Most worrying perhaps is that while the survey shows that marketers are concerned that they are not well enough equipped to do a great job with their CRM databases, 21% of marketers believe CRM offers the best return on investment among marketing tools. The importance of data is being recognised, but the skills and technology to use it better do not appear to be available.

CRM’s ROI benefits are particularly noted among those working in financial services firms (27%). Other techniques that are considered to provide good ROI include online advertising (12%), email (11%) and public relations (11%).

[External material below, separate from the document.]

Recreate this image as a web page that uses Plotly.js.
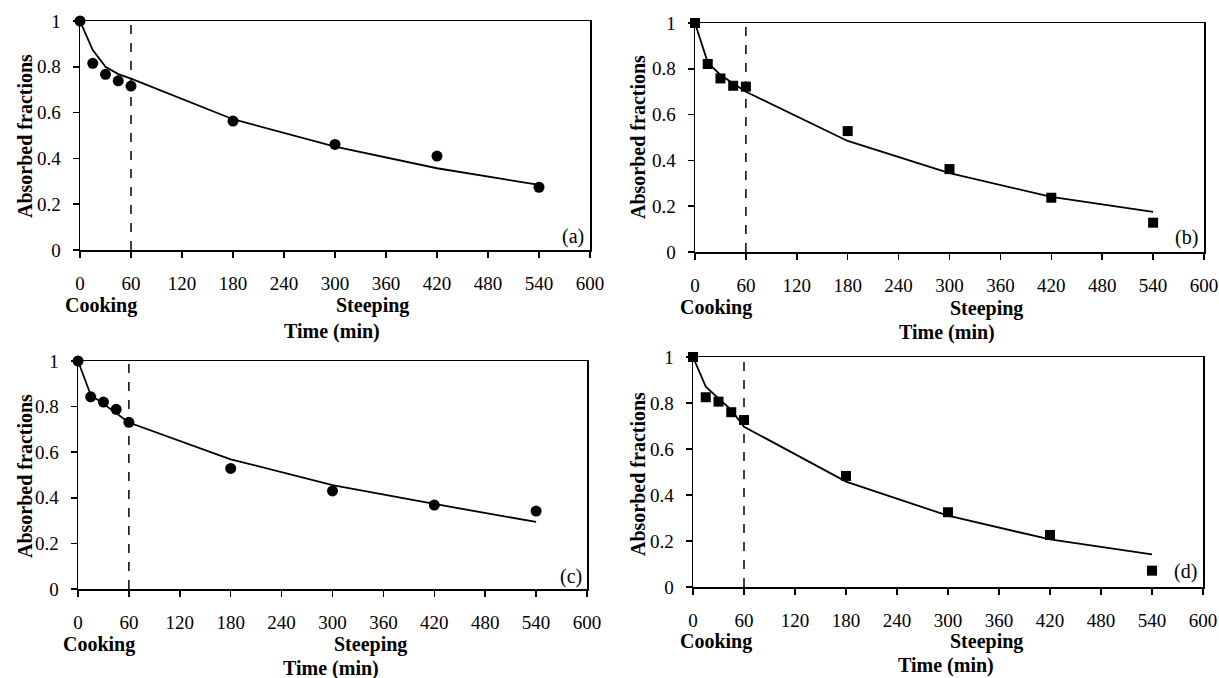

While moods and company sales performances may be becoming more optimistic, marketers face many uncertainties in the next 12 months. Organisations should be wary that if they fail to invest in training and technology, their marketers will be ill-equipped to deal with CRM as it continues on its path to dominance.


The frontline

James Harper

Neighbourhood policing marketing officer, South Wales Police

Communication channels are changing, with a focus on direct marketing, as forces look to localise messages to micro-segments. Newsletters are being used to keep customers informed of the work being done by neighbourhood police teams to tackle crime and anti-social behaviour. Frontline officers are also being trained in marketing communications and are empowered to be “brand ambassadors”.

Online activity continues to grow with customer-centric websites, and bluetooth messaging has been used for crime prevention purposes. It’s expected that social media and engagement marketing will dominate future strategies. It also has performance measurement benefits within a climate of decreased public sector spending.